Luxury etailer, Farfetch is launching the Sustainability Calculator, an online tool to help its customers track how apparel they purchase impacts the environment.
The Sustainability Calculator is a fashion footprint tool can show consumers the overall impact of individual materials used in the pieces they’re purchasing and will also highlight the sustainability benefits that pre-owned fashion will offer.
The tool allows customer to find out, for example, that a kilo of linen can produce 15kgs of carbon and use more than 2,000 litres of water. The company is also encouraging shoppers to look out for certain eco certification badges to avoid this impact.
The sustainable tool launch follows a report that Farfetch published in partnership with the London Waste and Recycling Board which explores consumer behaviour in the UK, the US and China.
The report reveals how secondhand pieces can decrease demand for new items by an average of almost 60% and can also reduce waste by a kilo per purchase.
Each pre-owned purchase could save more than 3,000 litres of water and 22 kilos of carbon dioxide.
A survey from the report also found 38% of shoppers saying that more than half of their wardrobe is made up of pre-owned pieces, with figures showing as high as 51% in the US and 42% in the UK, although only 21% of Chinese consumers agreed.

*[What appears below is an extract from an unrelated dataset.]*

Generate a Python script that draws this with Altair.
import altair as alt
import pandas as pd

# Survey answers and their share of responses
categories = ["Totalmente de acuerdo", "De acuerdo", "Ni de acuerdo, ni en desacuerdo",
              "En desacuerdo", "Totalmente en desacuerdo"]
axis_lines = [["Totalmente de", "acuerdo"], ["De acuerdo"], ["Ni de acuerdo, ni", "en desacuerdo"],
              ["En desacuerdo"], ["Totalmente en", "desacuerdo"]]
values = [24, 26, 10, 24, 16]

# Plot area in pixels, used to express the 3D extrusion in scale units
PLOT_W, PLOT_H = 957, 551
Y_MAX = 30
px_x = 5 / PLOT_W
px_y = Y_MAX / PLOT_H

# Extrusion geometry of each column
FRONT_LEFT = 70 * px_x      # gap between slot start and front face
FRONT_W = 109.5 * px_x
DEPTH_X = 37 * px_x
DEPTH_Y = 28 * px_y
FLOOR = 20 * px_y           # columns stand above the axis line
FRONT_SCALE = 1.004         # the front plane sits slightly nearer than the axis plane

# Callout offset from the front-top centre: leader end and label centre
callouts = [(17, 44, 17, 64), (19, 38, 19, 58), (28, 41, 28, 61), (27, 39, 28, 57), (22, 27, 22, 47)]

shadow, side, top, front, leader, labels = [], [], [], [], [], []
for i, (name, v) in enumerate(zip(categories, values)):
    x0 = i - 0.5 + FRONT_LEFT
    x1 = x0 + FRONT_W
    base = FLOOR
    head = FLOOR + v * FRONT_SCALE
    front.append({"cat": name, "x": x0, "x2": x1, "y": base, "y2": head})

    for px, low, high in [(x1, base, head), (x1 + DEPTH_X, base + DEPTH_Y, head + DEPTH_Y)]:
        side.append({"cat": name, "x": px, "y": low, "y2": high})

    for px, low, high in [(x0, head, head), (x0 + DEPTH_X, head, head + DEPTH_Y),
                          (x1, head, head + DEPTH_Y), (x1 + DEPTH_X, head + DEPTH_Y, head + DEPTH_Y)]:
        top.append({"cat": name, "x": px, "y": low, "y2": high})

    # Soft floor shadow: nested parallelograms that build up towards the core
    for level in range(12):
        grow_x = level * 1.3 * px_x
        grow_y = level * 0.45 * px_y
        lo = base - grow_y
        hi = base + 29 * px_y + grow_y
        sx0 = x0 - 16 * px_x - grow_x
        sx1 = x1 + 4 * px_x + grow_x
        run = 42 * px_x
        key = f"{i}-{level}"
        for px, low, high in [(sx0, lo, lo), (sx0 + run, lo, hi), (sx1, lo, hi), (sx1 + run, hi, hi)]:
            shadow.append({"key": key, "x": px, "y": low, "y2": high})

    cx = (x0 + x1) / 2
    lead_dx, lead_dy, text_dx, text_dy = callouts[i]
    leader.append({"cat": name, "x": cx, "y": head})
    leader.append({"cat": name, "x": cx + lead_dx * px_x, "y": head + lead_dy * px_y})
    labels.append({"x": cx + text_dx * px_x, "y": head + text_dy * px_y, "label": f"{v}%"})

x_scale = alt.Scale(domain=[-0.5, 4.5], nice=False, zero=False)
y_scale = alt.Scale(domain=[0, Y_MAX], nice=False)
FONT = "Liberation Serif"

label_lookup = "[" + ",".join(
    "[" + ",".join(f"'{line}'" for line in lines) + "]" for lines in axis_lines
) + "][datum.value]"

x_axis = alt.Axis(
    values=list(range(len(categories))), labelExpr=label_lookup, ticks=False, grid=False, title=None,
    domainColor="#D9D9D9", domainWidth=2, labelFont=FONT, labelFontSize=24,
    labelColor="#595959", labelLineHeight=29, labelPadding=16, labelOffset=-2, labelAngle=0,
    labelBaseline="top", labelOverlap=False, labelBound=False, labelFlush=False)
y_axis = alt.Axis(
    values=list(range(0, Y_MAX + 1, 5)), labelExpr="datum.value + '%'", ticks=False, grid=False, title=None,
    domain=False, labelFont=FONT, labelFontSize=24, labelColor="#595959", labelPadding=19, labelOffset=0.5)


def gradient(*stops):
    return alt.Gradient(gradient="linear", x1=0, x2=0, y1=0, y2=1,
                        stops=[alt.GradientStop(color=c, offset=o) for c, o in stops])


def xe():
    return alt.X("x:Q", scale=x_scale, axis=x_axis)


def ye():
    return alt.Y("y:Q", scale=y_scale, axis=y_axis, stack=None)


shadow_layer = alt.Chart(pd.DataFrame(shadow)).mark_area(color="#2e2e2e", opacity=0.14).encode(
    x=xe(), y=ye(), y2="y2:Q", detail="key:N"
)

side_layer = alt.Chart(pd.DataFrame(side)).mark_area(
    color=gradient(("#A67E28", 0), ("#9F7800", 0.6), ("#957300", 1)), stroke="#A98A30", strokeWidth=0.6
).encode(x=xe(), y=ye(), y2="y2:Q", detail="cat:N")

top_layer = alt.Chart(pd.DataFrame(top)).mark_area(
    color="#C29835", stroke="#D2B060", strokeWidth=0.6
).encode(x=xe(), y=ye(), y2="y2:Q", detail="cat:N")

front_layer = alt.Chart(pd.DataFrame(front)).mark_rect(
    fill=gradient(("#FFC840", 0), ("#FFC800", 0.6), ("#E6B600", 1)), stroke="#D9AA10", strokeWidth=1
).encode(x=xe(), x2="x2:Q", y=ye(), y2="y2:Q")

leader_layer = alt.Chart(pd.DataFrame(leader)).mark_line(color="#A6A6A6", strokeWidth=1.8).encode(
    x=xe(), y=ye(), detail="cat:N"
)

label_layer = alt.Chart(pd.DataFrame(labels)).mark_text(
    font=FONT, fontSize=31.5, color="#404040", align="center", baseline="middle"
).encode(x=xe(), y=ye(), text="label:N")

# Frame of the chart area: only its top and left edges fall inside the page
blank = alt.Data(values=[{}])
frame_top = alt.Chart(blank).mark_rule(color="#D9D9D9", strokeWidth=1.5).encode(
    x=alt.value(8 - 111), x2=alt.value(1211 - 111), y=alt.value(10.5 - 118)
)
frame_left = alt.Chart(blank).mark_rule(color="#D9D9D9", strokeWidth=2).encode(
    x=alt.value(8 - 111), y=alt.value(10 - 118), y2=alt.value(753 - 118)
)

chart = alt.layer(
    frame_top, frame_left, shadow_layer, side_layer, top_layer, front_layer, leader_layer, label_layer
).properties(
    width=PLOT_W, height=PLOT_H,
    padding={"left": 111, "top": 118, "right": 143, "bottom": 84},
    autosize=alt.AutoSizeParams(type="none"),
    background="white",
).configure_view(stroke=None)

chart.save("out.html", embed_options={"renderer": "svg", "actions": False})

Consumers who were surveyed also said they purchased an average of eight pre-owned items last year.
The majority of consumers (60%) buy in-store, with the highest percentages being in the US and UK. However 40% buy online, and here, with China in the lead with 58% of consumers going online to purchase pre-owned items.
When it comes to second hand pieces, shoppers buy, 49% from high street brands while 35% are premium labels and just 16% are luxury names. The average spend per item is US$59 in America, $88 in China and $47 in the UK.

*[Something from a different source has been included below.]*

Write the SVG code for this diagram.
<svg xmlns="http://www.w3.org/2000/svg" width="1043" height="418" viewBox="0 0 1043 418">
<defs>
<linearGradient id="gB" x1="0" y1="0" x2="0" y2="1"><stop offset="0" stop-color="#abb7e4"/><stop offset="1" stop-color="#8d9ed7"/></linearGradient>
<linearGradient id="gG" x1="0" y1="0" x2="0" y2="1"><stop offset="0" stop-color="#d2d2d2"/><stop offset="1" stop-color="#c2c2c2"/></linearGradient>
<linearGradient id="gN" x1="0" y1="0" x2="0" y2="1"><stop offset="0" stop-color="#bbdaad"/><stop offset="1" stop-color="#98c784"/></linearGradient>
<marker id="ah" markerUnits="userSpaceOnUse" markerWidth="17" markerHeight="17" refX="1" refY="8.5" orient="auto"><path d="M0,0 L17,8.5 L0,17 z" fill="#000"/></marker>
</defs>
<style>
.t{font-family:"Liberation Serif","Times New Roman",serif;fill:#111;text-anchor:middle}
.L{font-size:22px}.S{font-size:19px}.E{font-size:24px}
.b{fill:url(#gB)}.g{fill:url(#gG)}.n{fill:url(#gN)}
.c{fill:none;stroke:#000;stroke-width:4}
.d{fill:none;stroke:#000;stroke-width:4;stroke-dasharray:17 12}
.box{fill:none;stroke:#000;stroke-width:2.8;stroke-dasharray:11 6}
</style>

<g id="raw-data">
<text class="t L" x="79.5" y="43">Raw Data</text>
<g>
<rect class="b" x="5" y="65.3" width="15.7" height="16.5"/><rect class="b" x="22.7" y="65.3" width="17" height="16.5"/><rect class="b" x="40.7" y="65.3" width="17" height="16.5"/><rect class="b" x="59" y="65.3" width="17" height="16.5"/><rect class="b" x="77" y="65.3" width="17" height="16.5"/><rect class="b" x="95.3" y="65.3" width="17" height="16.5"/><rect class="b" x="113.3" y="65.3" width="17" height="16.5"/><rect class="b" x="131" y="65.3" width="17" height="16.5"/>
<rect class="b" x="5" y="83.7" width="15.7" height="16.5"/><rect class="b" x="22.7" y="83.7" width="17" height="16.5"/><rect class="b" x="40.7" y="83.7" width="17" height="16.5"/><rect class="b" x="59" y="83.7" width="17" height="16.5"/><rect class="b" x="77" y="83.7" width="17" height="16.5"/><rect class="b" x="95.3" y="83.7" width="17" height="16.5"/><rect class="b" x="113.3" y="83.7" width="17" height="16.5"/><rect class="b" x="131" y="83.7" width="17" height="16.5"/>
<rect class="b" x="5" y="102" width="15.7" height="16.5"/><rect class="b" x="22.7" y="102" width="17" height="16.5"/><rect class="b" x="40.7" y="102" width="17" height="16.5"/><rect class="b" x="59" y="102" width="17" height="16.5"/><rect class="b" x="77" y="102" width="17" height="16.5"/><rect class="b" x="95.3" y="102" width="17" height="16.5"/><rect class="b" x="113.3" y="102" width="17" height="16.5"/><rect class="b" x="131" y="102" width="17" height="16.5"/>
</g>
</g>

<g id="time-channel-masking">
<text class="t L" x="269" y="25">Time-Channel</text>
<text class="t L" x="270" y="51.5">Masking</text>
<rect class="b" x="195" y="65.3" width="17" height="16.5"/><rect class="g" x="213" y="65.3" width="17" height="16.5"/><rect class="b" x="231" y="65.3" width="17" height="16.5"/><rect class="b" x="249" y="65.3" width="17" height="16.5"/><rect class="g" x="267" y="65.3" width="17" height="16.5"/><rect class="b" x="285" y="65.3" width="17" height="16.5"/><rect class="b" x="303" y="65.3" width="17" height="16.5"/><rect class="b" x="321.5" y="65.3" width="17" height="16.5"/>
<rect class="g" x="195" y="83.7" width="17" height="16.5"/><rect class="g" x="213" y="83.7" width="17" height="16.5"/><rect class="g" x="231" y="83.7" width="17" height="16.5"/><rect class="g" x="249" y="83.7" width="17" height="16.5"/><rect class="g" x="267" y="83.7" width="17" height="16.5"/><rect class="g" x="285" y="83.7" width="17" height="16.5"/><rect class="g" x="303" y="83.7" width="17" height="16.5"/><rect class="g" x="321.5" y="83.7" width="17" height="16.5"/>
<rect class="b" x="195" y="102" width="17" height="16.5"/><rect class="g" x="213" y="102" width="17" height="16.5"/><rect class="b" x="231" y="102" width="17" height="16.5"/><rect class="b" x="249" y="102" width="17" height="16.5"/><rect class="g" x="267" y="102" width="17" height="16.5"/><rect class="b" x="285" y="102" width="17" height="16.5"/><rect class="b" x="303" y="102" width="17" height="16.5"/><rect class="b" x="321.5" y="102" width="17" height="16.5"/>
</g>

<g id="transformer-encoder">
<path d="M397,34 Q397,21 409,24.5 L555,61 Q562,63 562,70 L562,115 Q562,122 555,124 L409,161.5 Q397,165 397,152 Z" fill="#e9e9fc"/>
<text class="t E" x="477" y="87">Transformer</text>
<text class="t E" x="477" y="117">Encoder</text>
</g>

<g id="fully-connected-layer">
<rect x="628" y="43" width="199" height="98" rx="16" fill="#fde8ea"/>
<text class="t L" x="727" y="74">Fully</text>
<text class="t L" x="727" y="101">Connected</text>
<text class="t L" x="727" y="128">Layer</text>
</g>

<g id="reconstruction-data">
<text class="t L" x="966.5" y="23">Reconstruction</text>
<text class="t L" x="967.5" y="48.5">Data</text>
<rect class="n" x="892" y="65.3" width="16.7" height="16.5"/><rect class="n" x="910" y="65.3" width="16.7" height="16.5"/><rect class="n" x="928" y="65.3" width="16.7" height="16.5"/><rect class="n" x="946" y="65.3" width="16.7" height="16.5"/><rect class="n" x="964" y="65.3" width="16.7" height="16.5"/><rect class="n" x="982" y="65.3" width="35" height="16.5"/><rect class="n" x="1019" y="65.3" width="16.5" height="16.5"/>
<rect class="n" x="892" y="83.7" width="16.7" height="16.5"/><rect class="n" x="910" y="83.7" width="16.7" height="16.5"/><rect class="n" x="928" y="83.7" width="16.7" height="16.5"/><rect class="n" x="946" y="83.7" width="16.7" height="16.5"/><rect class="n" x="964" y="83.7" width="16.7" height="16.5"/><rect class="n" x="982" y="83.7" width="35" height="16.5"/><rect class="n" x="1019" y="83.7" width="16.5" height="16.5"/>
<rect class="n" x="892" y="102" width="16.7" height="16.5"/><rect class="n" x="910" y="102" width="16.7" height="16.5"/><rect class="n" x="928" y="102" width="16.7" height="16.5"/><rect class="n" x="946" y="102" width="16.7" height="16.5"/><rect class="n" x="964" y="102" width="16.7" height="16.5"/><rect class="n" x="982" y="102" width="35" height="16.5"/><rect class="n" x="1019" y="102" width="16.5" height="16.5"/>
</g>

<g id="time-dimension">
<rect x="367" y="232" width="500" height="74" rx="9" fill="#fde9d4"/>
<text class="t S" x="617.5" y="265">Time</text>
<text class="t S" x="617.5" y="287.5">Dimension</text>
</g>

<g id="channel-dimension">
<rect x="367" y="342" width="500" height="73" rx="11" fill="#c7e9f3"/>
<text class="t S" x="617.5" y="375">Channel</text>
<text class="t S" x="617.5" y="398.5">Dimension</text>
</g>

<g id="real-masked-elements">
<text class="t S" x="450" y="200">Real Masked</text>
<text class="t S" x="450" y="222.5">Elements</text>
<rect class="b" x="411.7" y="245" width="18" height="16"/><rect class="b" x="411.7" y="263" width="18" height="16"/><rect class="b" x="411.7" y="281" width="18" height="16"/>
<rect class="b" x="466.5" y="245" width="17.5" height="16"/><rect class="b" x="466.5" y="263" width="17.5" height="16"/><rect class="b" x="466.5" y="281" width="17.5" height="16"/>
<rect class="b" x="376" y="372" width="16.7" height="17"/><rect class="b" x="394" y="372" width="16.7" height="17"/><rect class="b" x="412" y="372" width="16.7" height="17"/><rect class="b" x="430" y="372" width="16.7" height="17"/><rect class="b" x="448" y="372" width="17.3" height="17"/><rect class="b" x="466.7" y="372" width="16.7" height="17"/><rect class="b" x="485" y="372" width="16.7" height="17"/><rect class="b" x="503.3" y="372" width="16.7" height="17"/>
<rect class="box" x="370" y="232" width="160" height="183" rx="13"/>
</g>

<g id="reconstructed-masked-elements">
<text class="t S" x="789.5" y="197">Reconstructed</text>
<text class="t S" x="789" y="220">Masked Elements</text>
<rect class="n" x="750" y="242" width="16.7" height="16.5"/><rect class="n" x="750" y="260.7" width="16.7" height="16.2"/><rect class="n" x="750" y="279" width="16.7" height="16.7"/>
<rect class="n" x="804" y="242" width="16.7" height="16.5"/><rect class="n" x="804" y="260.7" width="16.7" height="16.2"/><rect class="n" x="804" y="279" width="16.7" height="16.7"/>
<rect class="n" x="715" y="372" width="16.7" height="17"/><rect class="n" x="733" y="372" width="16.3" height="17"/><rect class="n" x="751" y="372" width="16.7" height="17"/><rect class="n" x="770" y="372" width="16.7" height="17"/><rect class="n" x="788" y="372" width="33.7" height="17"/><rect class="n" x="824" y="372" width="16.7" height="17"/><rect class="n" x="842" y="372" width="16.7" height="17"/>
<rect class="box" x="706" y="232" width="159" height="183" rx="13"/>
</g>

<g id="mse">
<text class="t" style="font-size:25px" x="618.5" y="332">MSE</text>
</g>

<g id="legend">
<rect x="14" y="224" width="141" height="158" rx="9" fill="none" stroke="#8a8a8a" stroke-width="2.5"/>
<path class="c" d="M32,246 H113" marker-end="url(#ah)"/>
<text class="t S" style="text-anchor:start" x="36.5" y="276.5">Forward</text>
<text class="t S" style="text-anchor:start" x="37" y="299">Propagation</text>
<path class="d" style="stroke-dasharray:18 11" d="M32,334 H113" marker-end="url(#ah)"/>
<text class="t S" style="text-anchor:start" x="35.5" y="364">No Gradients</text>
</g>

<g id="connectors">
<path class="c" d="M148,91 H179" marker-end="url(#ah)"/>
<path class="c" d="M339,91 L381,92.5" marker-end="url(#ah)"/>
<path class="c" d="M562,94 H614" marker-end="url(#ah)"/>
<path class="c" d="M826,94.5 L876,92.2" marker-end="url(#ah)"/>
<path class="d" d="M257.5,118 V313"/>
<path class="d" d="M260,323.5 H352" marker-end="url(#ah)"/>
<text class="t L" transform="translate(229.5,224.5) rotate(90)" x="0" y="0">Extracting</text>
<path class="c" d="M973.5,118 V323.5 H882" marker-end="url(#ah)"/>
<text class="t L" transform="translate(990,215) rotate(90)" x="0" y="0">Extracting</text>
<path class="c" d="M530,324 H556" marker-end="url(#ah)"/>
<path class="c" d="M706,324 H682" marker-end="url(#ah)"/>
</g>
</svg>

The luxury e-commerce’s research also showed that rarity is a major reason why Chinese shoppers buy secondhand pieces, whereas UK and US shoppers are attracted to affordable pricing.
Although Farfetch’s main business model is based on selling new items, the online retailer has also ventured into resale pieces recently. Currently, it operates its SecondLife resale service and also offers a donation service in a link with Thrift+ that where customers can donate pieces to their favourite charities.
The launch of the sustainable new tool follows as the company’s consumer base increasingly voices it not only want to in invest brands making a positive impact on the environment yet also want to avoid buying brands that ignore sustainability.